Before you modify the exterior (and sometimes the interior) of a condo, you need consent from the association, even though you own the property.

All condo owners share in decision-making processes that affect the group. Penalties for violating the covenants, conditions, and restrictions (CC&R) could include fines or being asked to leave.

Tip: Ask about restrictions before buying a condo. What rules apply to the common spaces? What’s the procedure if you want guests? Are pets permitted?

Who should consider buying a single-family home?

Larger families

Single-family homes are typically more spacious than condos, and might be a more suitable housing solution for families of five or more.

Real estate investors

Condos can be more difficult to sell than traditional houses, and while their value does typically increase with time, they appreciate at a slower pace than single-family homes.

Who should consider buying a condo?

First-time homebuyers

Because condos are typically available at a lower price point than single-family homes, they may be a more realistic first property.

Empty nesters

Those who are looking to downsize their living space should find plenty of cozy options among condos.
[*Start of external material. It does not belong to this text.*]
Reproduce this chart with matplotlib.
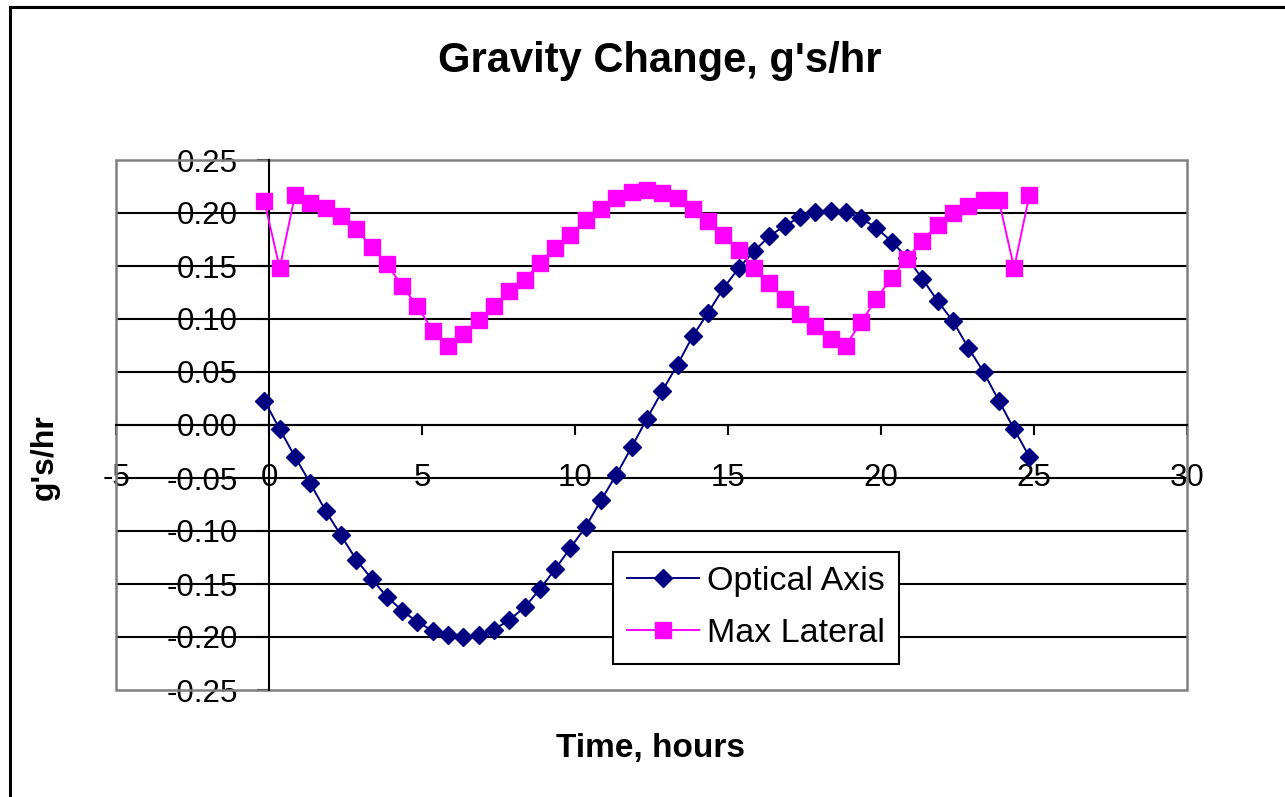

Condos’ shared common areas and community events can also be socially enriching.

The maintenance averse

Exterior maintenance for condos is outsourced. Because condo owners are responsible for less maintenance, they of course pay more fees. But that’s a preferable arrangement for many who prefer to avoid manual labor.


Your preferences for space, privacy, geography, and community living can indicate whether you’ll be happier in a single-family home or a condo. No matter what, make sure you ask all your lingering questions before you sign on the dotted line.